**Dataset excerpt**:
○ ○ ○

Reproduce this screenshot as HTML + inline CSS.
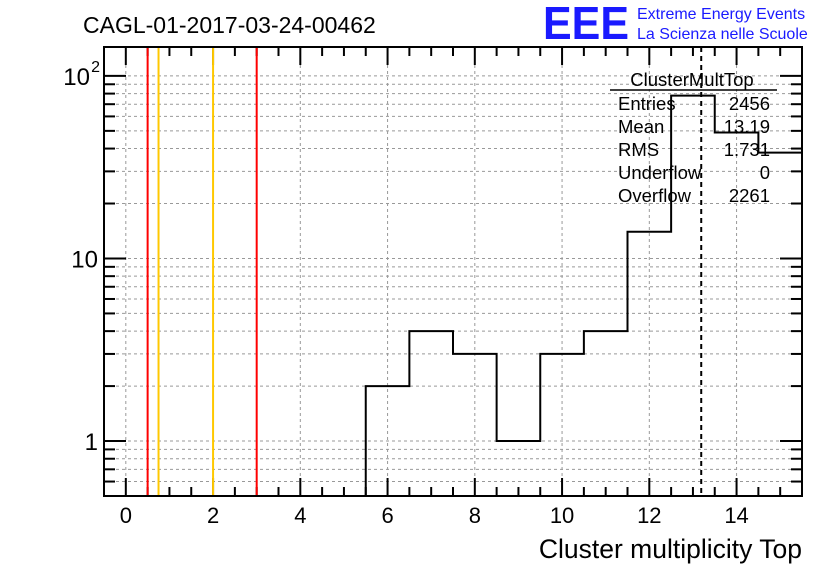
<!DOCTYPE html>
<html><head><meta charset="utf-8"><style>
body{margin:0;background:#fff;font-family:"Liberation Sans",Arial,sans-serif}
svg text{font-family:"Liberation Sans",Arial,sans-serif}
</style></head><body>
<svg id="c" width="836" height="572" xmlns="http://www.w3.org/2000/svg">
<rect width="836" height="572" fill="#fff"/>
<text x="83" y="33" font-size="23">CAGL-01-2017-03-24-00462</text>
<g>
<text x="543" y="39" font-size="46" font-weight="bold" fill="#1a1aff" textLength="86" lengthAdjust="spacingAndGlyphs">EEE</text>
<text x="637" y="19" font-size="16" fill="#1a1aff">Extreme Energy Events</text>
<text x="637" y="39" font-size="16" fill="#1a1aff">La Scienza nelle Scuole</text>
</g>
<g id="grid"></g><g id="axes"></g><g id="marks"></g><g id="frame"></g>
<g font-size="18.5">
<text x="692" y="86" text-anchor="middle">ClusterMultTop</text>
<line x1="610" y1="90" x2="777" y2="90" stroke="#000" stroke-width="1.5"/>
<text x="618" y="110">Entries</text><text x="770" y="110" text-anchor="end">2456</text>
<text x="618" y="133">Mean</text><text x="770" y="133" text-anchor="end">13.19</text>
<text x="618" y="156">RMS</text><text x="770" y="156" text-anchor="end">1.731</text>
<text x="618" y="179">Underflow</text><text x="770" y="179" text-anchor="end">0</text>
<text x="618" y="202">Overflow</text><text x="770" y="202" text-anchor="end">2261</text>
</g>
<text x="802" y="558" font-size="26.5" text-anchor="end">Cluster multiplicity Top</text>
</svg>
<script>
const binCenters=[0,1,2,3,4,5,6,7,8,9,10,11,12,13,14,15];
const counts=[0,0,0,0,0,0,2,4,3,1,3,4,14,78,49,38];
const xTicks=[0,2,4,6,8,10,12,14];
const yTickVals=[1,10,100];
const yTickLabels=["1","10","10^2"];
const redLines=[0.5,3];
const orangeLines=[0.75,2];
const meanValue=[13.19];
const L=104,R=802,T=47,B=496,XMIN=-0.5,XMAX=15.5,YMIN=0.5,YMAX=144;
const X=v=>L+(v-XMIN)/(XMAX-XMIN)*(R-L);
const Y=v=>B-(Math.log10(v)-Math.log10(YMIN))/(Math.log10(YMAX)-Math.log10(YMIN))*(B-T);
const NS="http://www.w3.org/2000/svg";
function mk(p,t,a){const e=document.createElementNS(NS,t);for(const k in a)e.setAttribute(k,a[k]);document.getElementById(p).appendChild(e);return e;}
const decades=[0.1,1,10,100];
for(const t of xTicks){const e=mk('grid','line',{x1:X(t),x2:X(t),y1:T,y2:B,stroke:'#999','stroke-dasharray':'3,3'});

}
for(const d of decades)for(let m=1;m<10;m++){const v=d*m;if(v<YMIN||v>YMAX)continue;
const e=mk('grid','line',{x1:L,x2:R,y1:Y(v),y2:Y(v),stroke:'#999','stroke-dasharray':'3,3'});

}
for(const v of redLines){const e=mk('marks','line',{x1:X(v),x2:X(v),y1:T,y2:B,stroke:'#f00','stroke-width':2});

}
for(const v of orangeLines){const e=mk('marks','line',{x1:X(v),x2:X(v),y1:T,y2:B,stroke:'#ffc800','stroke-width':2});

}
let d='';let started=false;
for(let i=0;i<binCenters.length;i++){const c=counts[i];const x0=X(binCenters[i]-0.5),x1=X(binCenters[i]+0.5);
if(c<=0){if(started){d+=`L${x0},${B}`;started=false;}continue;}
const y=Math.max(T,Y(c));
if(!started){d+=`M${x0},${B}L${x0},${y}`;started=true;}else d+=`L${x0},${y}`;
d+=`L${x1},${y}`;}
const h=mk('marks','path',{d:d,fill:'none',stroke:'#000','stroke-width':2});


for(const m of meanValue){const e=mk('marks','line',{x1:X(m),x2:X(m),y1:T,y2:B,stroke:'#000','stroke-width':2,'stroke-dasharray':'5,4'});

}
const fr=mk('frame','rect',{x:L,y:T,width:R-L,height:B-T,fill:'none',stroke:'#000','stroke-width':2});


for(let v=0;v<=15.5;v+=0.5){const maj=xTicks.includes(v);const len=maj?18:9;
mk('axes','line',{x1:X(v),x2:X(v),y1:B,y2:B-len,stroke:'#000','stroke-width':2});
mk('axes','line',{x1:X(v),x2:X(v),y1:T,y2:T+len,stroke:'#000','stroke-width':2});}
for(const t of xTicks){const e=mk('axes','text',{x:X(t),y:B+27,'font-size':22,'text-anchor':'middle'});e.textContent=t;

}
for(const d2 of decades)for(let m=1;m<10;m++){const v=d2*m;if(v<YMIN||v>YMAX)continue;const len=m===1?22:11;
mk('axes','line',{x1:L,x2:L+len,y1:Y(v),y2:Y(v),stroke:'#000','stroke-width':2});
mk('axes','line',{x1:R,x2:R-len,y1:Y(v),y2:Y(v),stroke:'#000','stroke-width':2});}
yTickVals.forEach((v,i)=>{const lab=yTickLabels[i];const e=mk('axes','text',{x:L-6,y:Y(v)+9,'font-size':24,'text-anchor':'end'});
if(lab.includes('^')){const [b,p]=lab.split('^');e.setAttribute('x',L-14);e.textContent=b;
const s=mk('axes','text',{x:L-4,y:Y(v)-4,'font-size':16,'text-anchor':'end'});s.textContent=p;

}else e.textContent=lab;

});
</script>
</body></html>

○ ○ ○

**What you will do**:
Repeat the material above in full and exactly, omitting the pictures.

**Result below**:
Reproduce this screenshot as HTML + inline CSS.
<!DOCTYPE html>
<html><head><meta charset="utf-8"><style>
body{margin:0;background:#fff;font-family:"Liberation Sans",Arial,sans-serif}
svg text{font-family:"Liberation Sans",Arial,sans-serif}
</style></head><body>
<svg id="c" width="836" height="572" xmlns="http://www.w3.org/2000/svg">
<rect width="836" height="572" fill="#fff"/>
<text x="83" y="33" font-size="23">CAGL-01-2017-03-24-00462</text>
<g>
<text x="543" y="39" font-size="46" font-weight="bold" fill="#1a1aff" textLength="86" lengthAdjust="spacingAndGlyphs">EEE</text>
<text x="637" y="19" font-size="16" fill="#1a1aff">Extreme Energy Events</text>
<text x="637" y="39" font-size="16" fill="#1a1aff">La Scienza nelle Scuole</text>
</g>
<g id="grid"></g><g id="axes"></g><g id="marks"></g><g id="frame"></g>
<g font-size="18.5">
<text x="692" y="86" text-anchor="middle">ClusterMultTop</text>
<line x1="610" y1="90" x2="777" y2="90" stroke="#000" stroke-width="1.5"/>
<text x="618" y="110">Entries</text><text x="770" y="110" text-anchor="end">2456</text>
<text x="618" y="133">Mean</text><text x="770" y="133" text-anchor="end">13.19</text>
<text x="618" y="156">RMS</text><text x="770" y="156" text-anchor="end">1.731</text>
<text x="618" y="179">Underflow</text><text x="770" y="179" text-anchor="end">0</text>
<text x="618" y="202">Overflow</text><text x="770" y="202" text-anchor="end">2261</text>
</g>
<text x="802" y="558" font-size="26.5" text-anchor="end">Cluster multiplicity Top</text>
</svg>
<script>
const binCenters=[0,1,2,3,4,5,6,7,8,9,10,11,12,13,14,15];
const counts=[0,0,0,0,0,0,2,4,3,1,3,4,14,78,49,38];
const xTicks=[0,2,4,6,8,10,12,14];
const yTickVals=[1,10,100];
const yTickLabels=["1","10","10^2"];
const redLines=[0.5,3];
const orangeLines=[0.75,2];
const meanValue=[13.19];
const L=104,R=802,T=47,B=496,XMIN=-0.5,XMAX=15.5,YMIN=0.5,YMAX=144;
const X=v=>L+(v-XMIN)/(XMAX-XMIN)*(R-L);
const Y=v=>B-(Math.log10(v)-Math.log10(YMIN))/(Math.log10(YMAX)-Math.log10(YMIN))*(B-T);
const NS="http://www.w3.org/2000/svg";
function mk(p,t,a){const e=document.createElementNS(NS,t);for(const k in a)e.setAttribute(k,a[k]);document.getElementById(p).appendChild(e);return e;}
const decades=[0.1,1,10,100];
for(const t of xTicks){const e=mk('grid','line',{x1:X(t),x2:X(t),y1:T,y2:B,stroke:'#999','stroke-dasharray':'3,3'});

}
for(const d of decades)for(let m=1;m<10;m++){const v=d*m;if(v<YMIN||v>YMAX)continue;
const e=mk('grid','line',{x1:L,x2:R,y1:Y(v),y2:Y(v),stroke:'#999','stroke-dasharray':'3,3'});

}
for(const v of redLines){const e=mk('marks','line',{x1:X(v),x2:X(v),y1:T,y2:B,stroke:'#f00','stroke-width':2});

}
for(const v of orangeLines){const e=mk('marks','line',{x1:X(v),x2:X(v),y1:T,y2:B,stroke:'#ffc800','stroke-width':2});

}
let d='';let started=false;
for(let i=0;i<binCenters.length;i++){const c=counts[i];const x0=X(binCenters[i]-0.5),x1=X(binCenters[i]+0.5);
if(c<=0){if(started){d+=`L${x0},${B}`;started=false;}continue;}
const y=Math.max(T,Y(c));
if(!started){d+=`M${x0},${B}L${x0},${y}`;started=true;}else d+=`L${x0},${y}`;
d+=`L${x1},${y}`;}
const h=mk('marks','path',{d:d,fill:'none',stroke:'#000','stroke-width':2});


for(const m of meanValue){const e=mk('marks','line',{x1:X(m),x2:X(m),y1:T,y2:B,stroke:'#000','stroke-width':2,'stroke-dasharray':'5,4'});

}
const fr=mk('frame','rect',{x:L,y:T,width:R-L,height:B-T,fill:'none',stroke:'#000','stroke-width':2});


for(let v=0;v<=15.5;v+=0.5){const maj=xTicks.includes(v);const len=maj?18:9;
mk('axes','line',{x1:X(v),x2:X(v),y1:B,y2:B-len,stroke:'#000','stroke-width':2});
mk('axes','line',{x1:X(v),x2:X(v),y1:T,y2:T+len,stroke:'#000','stroke-width':2});}
for(const t of xTicks){const e=mk('axes','text',{x:X(t),y:B+27,'font-size':22,'text-anchor':'middle'});e.textContent=t;

}
for(const d2 of decades)for(let m=1;m<10;m++){const v=d2*m;if(v<YMIN||v>YMAX)continue;const len=m===1?22:11;
mk('axes','line',{x1:L,x2:L+len,y1:Y(v),y2:Y(v),stroke:'#000','stroke-width':2});
mk('axes','line',{x1:R,x2:R-len,y1:Y(v),y2:Y(v),stroke:'#000','stroke-width':2});}
yTickVals.forEach((v,i)=>{const lab=yTickLabels[i];const e=mk('axes','text',{x:L-6,y:Y(v)+9,'font-size':24,'text-anchor':'end'});
if(lab.includes('^')){const [b,p]=lab.split('^');e.setAttribute('x',L-14);e.textContent=b;
const s=mk('axes','text',{x:L-4,y:Y(v)-4,'font-size':16,'text-anchor':'end'});s.textContent=p;

}else e.textContent=lab;

});
</script>
</body></html>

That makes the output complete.